Opinion 18-129

 

October 18, 2018

 

 

Digest:         A part-time lawyer judge who serves as an accessible magistrate must not accept appointment as attorney for the child in a case where he/she previously served as the arraigning judge but is not otherwise ethically barred from accepting appointments as attorney for the child in cases that originate in the youth part.

 

Rules:          Judiciary Law §§ 16; 17; 22 NYCRR 36.1(b)(1); 100.2; 100.2(A); 100.6(B)(1)-(3); Opinions 18-57/17-166; 16-13; 12-173; 05-51/05-58; 02-61; 93-98.

 

Opinion:

 

         The inquiring part-time lawyer judge accepts Family Court appointments as attorney for the child in juvenile delinquency cases. However, the judge has recently been appointed as “an accessible [m]agistrate with county wide jurisdiction to arraign off hour adolescents” pursuant to new raise-the-age legislation. Apparently, when a juvenile offender or adolescent offender is to be arraigned for an offense, he/she must now be brought to the “youth part” of the Supreme or County Court for arraignment by a Family Court judge. However, if the youth part is not then in session, he/she must instead be brought before an “accessible magistrate.” Accordingly, this judge asks if he/she may accept an attorney for the child assignment in a case where another accessible magistrate served as the arraigning magistrate for the juvenile offender or adolescent offender.

 

         A judge must always avoid even the appearance of impropriety (see 22 NYCRR 100.2), must respect and comply with the law, and must always act to promote public confidence in the judiciary’s integrity and impartiality (see 22 NYCRR 100.2[A]). A part-time judge may practice law, subject to various limitations (see 22 NYCRR 100.6[B][1]-[3]). For example, a judge must not “act as a lawyer in a proceeding in which the judge has served as a judge or in any other proceeding related thereto” and “shall not practice law in the court on which the judge serves, or in any other court in the county in which his or her court is located, before a judge who is permitted to practice law” (22 NYCRR 100.6[B][2]; see also Judiciary Law § 17). Moreover, a judge must not “practice or act as an attorney or counselor in a court of which he is, or is entitled to act as, a member or in an action, claim, matter, motion or proceeding originating in that court” (Opinion 16-13, quoting Judiciary Law § 16; see also e.g. Opinion 12-173).

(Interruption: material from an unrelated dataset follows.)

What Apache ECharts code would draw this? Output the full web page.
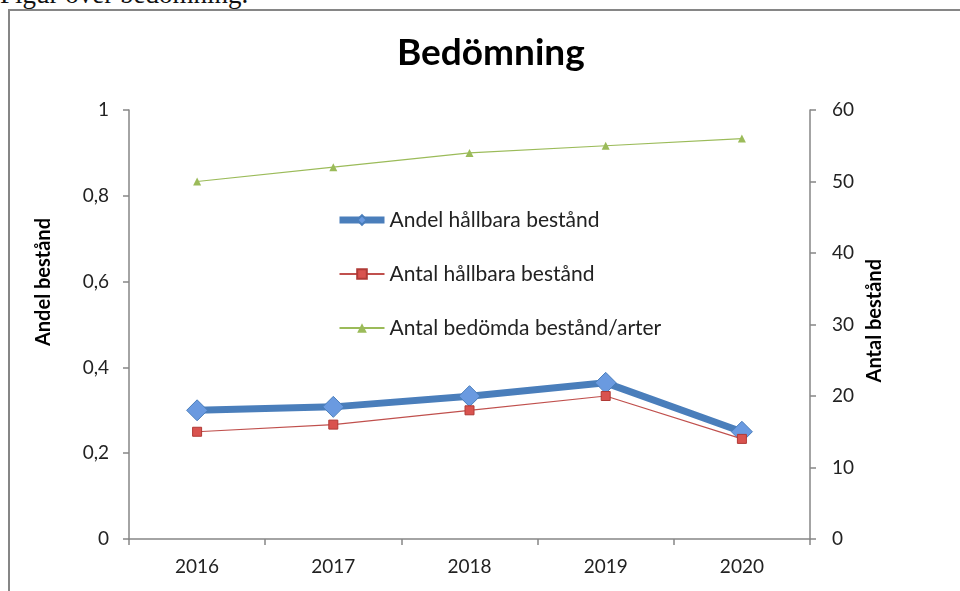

         Ordinarily, a part-time lawyer judge “may represent a client in Supreme Court or Family Court, or any other court in which all of the judges are full-time judges” (Opinion 12-173) and may accept appointment as attorney for the child (formerly known as a law guardian) pursuant to the Family Court Act (see Opinions 05-51/05-58; 02-61; 93-98; 22 NYCRR 36.1[b][1]).

 

         The novel question here is whether the inquiring judge’s service as an accessible magistrate in the youth part means that the judge “is, or is entitled to act as a member” of the youth part, for the purposes of Judiciary Law § 16. If so, the judge could not represent clients in any cases “originating” in the youth part. OCA Counsel’s office analyzed the issue as follows in a memorandum dated October 9, 2018 (footnotes omitted):

 

In what court then does an accessible magistrate sit when discharging his or her duties? The answer, it seems clear, is that it cannot be any court other than the one to which the accessible magistrate was elected or appointed. This is because Town and Village Justices, and City Court Judges … may not constitutionally be temporarily assigned for service on the superior court in which the youth parts are established.

 

This renders our analysis a simple one. As none of the judges who are eligible for designation as accessible magistrates, and who may practice law, may be assigned to the superior courts that host youth parts, none of them is “entitled to act as a member” of any of those superior courts.

 

         Relying on OCA Counsel’s guidance, we conclude a part-time lawyer judge who serves as an accessible magistrate is not ethically barred from acting as a lawyer in all cases “originating” in the youth part (cf. Opinion 18-57/17-166 [“a judge does not violate the Rules Governing Judicial Conduct by fulfilling his/her statutory powers, functions, and duties as a licensing officer in good-faith reliance on statutory authority and administrative guidance on how to exercise that authority”]).

 

         We note, however, that a part-time judge who is a practicing attorney must not “act as a lawyer in a proceeding in which the judge has served as a judge or in any other proceeding related thereto” (22 NYCRR 100.6[B][2]).

 

         Thus, we conclude this judge must not accept appointment as attorney for the child in a case where he/she previously served as the accessible magistrate or arraigning judge but is not ethically barred from accepting appointments as attorney for the child in other cases that originate in the youth part, where he/she had no judicial involvement.